(COLLECTED DATA)
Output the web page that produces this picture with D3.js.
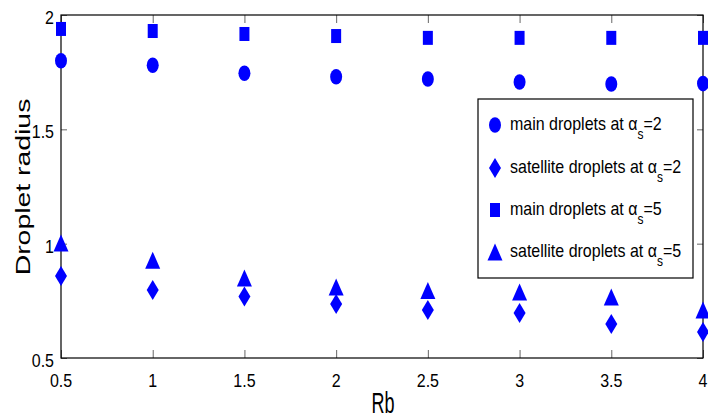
<!DOCTYPE html>
<html>
<head>
<meta charset="utf-8">
<script src="https://cdn.jsdelivr.net/npm/d3@7"></script>
<style>
  html, body { margin: 0; padding: 0; background: #fff; }
  svg { display: block; font-family: "Liberation Sans", Arial, sans-serif; }
</style>
</head>
<body>
<svg id="chart" width="708" height="419"></svg>
<script>
// ---- data ----
const rb = [0.5, 1, 1.5, 2, 2.5, 3, 3.5, 4];
const mainAlpha2 = [1.80, 1.78, 1.745, 1.73, 1.72, 1.707, 1.698, 1.70];
const satAlpha2  = [0.859, 0.797, 0.769, 0.736, 0.71, 0.697, 0.649, 0.614];
const mainAlpha5 = [1.939, 1.93, 1.917, 1.908, 1.90, 1.90, 1.90, 1.90];
const satAlpha5  = [1.003, 0.928, 0.85, 0.81, 0.795, 0.789, 0.767, 0.71];
const xTicks = [0.5, 1, 1.5, 2, 2.5, 3, 3.5, 4];
const yTicks = [0.5, 1, 1.5, 2];
const legendLabels = [
  {pre: "main droplets at α", sub: "s", post: "=2", marker: "circle"},
  {pre: "satellite droplets at α", sub: "s", post: "=2", marker: "diamond"},
  {pre: "main droplets at α", sub: "s", post: "=5", marker: "square"},
  {pre: "satellite droplets at α", sub: "s", post: "=5", marker: "triangle"}
];
const seriesList = [
  {values: mainAlpha2, marker: "circle"},
  {values: satAlpha2, marker: "diamond"},
  {values: mainAlpha5, marker: "square"},
  {values: satAlpha5, marker: "triangle"}
];

// ---- layout ----
const L = 61, R = 703, T = 15, B = 358;
const blue = "#0000ff";
const svg = d3.select("#chart");
const x = d3.scaleLinear().domain([0.5, 4]).range([L, R]);
const y = d3.scaleLinear().domain([0.5, 2]).range([B, T]);
const fmt = d => String(d);

// ticks (inward, all four sides)
const tickLen = 8;
const gb = svg.append("g").attr("transform", `translate(0,${B})`)
  .call(d3.axisBottom(x).tickValues(xTicks).tickSize(-tickLen).tickFormat(""));
const gt = svg.append("g").attr("transform", `translate(0,${T})`)
  .call(d3.axisTop(x).tickValues(xTicks).tickSize(-tickLen).tickFormat(""));
const gl = svg.append("g").attr("transform", `translate(${L},0)`)
  .call(d3.axisLeft(y).tickValues(yTicks).tickSize(-6).tickFormat(""));
const gr = svg.append("g").attr("transform", `translate(${R},0)`)
  .call(d3.axisRight(y).tickValues(yTicks).tickSize(-6).tickFormat(""));
[gb, gt, gl, gr].forEach(g => {
  g.select(".domain").remove();
  g.selectAll(".tick line").attr("stroke", "#666").attr("stroke-width", 1);
});

// box
svg.append("rect").attr("x", L).attr("y", T).attr("width", R - L).attr("height", B - T)
  .attr("fill", "none").attr("stroke", "#000").attr("stroke-width", 1.2);

// tick labels
svg.append("g").selectAll("text").data(xTicks).join("text")
  .attr("transform", d => `translate(${x(d)},${B + 29}) scale(1,1.2)`)
  .attr("text-anchor", "middle").attr("font-size", 16).attr("fill", "#000")
  .text(fmt);
svg.append("g").selectAll("text").data(yTicks).join("text")
  .attr("transform", d => `translate(${L - 7},${y(d) + 9}) scale(1,1.2)`)
  .attr("text-anchor", "end").attr("font-size", 16).attr("fill", "#000")
  .text(fmt);

// axis titles
svg.append("text").attr("transform", `translate(${(L + R) / 2 + 1},412.5) scale(1,1.6)`)
  .attr("text-anchor", "middle").attr("font-size", 18).text("Rb");
svg.append("text").attr("transform", "translate(30,187) rotate(-90) scale(1.42,1)")
  .attr("text-anchor", "middle").attr("font-size", 20).text("Droplet radius");

// markers
function drawMarker(sel, type) {
  if (type === "circle") {
    sel.append("ellipse").attr("rx", 6).attr("ry", 7.8);
  } else if (type === "diamond") {
    sel.append("path").attr("d", "M0,-10L6,0L0,10L-6,0Z");
  } else if (type === "square") {
    sel.append("rect").attr("x", -5).attr("y", -7).attr("width", 10).attr("height", 14);
  } else if (type === "triangle") {
    sel.append("path").attr("d", "M0,-8.5L7.5,8.5L-7.5,8.5Z");
  }
}
seriesList.forEach(s => {
  const g = svg.append("g").attr("fill", blue);
  rb.forEach((r, i) => {
    const m = g.append("g").attr("transform", `translate(${x(r)},${y(s.values[i])})`);
    drawMarker(m, s.marker);
  });
});

// legend
const lg = svg.append("g");
lg.append("rect").attr("x", 478).attr("y", 99).attr("width", 215).attr("height", 179)
  .attr("fill", "#fff").attr("stroke", "#000").attr("stroke-width", 1.2);
const rowY = [125, 168, 210, 252];
legendLabels.forEach((e, i) => {
  const m = lg.append("g").attr("fill", blue).attr("transform", `translate(495,${rowY[i]})`);
  drawMarker(m, e.marker);
  const t = lg.append("text").attr("transform", `translate(510,${rowY[i] + 5}) scale(1,1.2)`)
    .attr("font-size", 16).attr("fill", "#000");
  t.append("tspan").text(e.pre);
  t.append("tspan").attr("font-size", 12).attr("dy", 7.5).text(e.sub);
  t.append("tspan").attr("dy", -7.5).text(e.post);
});
</script>
</body>
</html>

(GIVEN PROBLEM) Images in the data above are to be skipped. Retype all other material exactly.

(EXERCISE SOLUTION)
Output the web page that produces this picture with D3.js.
<!DOCTYPE html>
<html>
<head>
<meta charset="utf-8">
<script src="https://cdn.jsdelivr.net/npm/d3@7"></script>
<style>
  html, body { margin: 0; padding: 0; background: #fff; }
  svg { display: block; font-family: "Liberation Sans", Arial, sans-serif; }
</style>
</head>
<body>
<svg id="chart" width="708" height="419"></svg>
<script>
// ---- data ----
const rb = [0.5, 1, 1.5, 2, 2.5, 3, 3.5, 4];
const mainAlpha2 = [1.80, 1.78, 1.745, 1.73, 1.72, 1.707, 1.698, 1.70];
const satAlpha2  = [0.859, 0.797, 0.769, 0.736, 0.71, 0.697, 0.649, 0.614];
const mainAlpha5 = [1.939, 1.93, 1.917, 1.908, 1.90, 1.90, 1.90, 1.90];
const satAlpha5  = [1.003, 0.928, 0.85, 0.81, 0.795, 0.789, 0.767, 0.71];
const xTicks = [0.5, 1, 1.5, 2, 2.5, 3, 3.5, 4];
const yTicks = [0.5, 1, 1.5, 2];
const legendLabels = [
  {pre: "main droplets at α", sub: "s", post: "=2", marker: "circle"},
  {pre: "satellite droplets at α", sub: "s", post: "=2", marker: "diamond"},
  {pre: "main droplets at α", sub: "s", post: "=5", marker: "square"},
  {pre: "satellite droplets at α", sub: "s", post: "=5", marker: "triangle"}
];
const seriesList = [
  {values: mainAlpha2, marker: "circle"},
  {values: satAlpha2, marker: "diamond"},
  {values: mainAlpha5, marker: "square"},
  {values: satAlpha5, marker: "triangle"}
];

// ---- layout ----
const L = 61, R = 703, T = 15, B = 358;
const blue = "#0000ff";
const svg = d3.select("#chart");
const x = d3.scaleLinear().domain([0.5, 4]).range([L, R]);
const y = d3.scaleLinear().domain([0.5, 2]).range([B, T]);
const fmt = d => String(d);

// ticks (inward, all four sides)
const tickLen = 8;
const gb = svg.append("g").attr("transform", `translate(0,${B})`)
  .call(d3.axisBottom(x).tickValues(xTicks).tickSize(-tickLen).tickFormat(""));
const gt = svg.append("g").attr("transform", `translate(0,${T})`)
  .call(d3.axisTop(x).tickValues(xTicks).tickSize(-tickLen).tickFormat(""));
const gl = svg.append("g").attr("transform", `translate(${L},0)`)
  .call(d3.axisLeft(y).tickValues(yTicks).tickSize(-6).tickFormat(""));
const gr = svg.append("g").attr("transform", `translate(${R},0)`)
  .call(d3.axisRight(y).tickValues(yTicks).tickSize(-6).tickFormat(""));
[gb, gt, gl, gr].forEach(g => {
  g.select(".domain").remove();
  g.selectAll(".tick line").attr("stroke", "#666").attr("stroke-width", 1);
});

// box
svg.append("rect").attr("x", L).attr("y", T).attr("width", R - L).attr("height", B - T)
  .attr("fill", "none").attr("stroke", "#000").attr("stroke-width", 1.2);

// tick labels
svg.append("g").selectAll("text").data(xTicks).join("text")
  .attr("transform", d => `translate(${x(d)},${B + 29}) scale(1,1.2)`)
  .attr("text-anchor", "middle").attr("font-size", 16).attr("fill", "#000")
  .text(fmt);
svg.append("g").selectAll("text").data(yTicks).join("text")
  .attr("transform", d => `translate(${L - 7},${y(d) + 9}) scale(1,1.2)`)
  .attr("text-anchor", "end").attr("font-size", 16).attr("fill", "#000")
  .text(fmt);

// axis titles
svg.append("text").attr("transform", `translate(${(L + R) / 2 + 1},412.5) scale(1,1.6)`)
  .attr("text-anchor", "middle").attr("font-size", 18).text("Rb");
svg.append("text").attr("transform", "translate(30,187) rotate(-90) scale(1.42,1)")
  .attr("text-anchor", "middle").attr("font-size", 20).text("Droplet radius");

// markers
function drawMarker(sel, type) {
  if (type === "circle") {
    sel.append("ellipse").attr("rx", 6).attr("ry", 7.8);
  } else if (type === "diamond") {
    sel.append("path").attr("d", "M0,-10L6,0L0,10L-6,0Z");
  } else if (type === "square") {
    sel.append("rect").attr("x", -5).attr("y", -7).attr("width", 10).attr("height", 14);
  } else if (type === "triangle") {
    sel.append("path").attr("d", "M0,-8.5L7.5,8.5L-7.5,8.5Z");
  }
}
seriesList.forEach(s => {
  const g = svg.append("g").attr("fill", blue);
  rb.forEach((r, i) => {
    const m = g.append("g").attr("transform", `translate(${x(r)},${y(s.values[i])})`);
    drawMarker(m, s.marker);
  });
});

// legend
const lg = svg.append("g");
lg.append("rect").attr("x", 478).attr("y", 99).attr("width", 215).attr("height", 179)
  .attr("fill", "#fff").attr("stroke", "#000").attr("stroke-width", 1.2);
const rowY = [125, 168, 210, 252];
legendLabels.forEach((e, i) => {
  const m = lg.append("g").attr("fill", blue).attr("transform", `translate(495,${rowY[i]})`);
  drawMarker(m, e.marker);
  const t = lg.append("text").attr("transform", `translate(510,${rowY[i] + 5}) scale(1,1.2)`)
    .attr("font-size", 16).attr("fill", "#000");
  t.append("tspan").text(e.pre);
  t.append("tspan").attr("font-size", 12).attr("dy", 7.5).text(e.sub);
  t.append("tspan").attr("dy", -7.5).text(e.post);
});
</script>
</body>
</html>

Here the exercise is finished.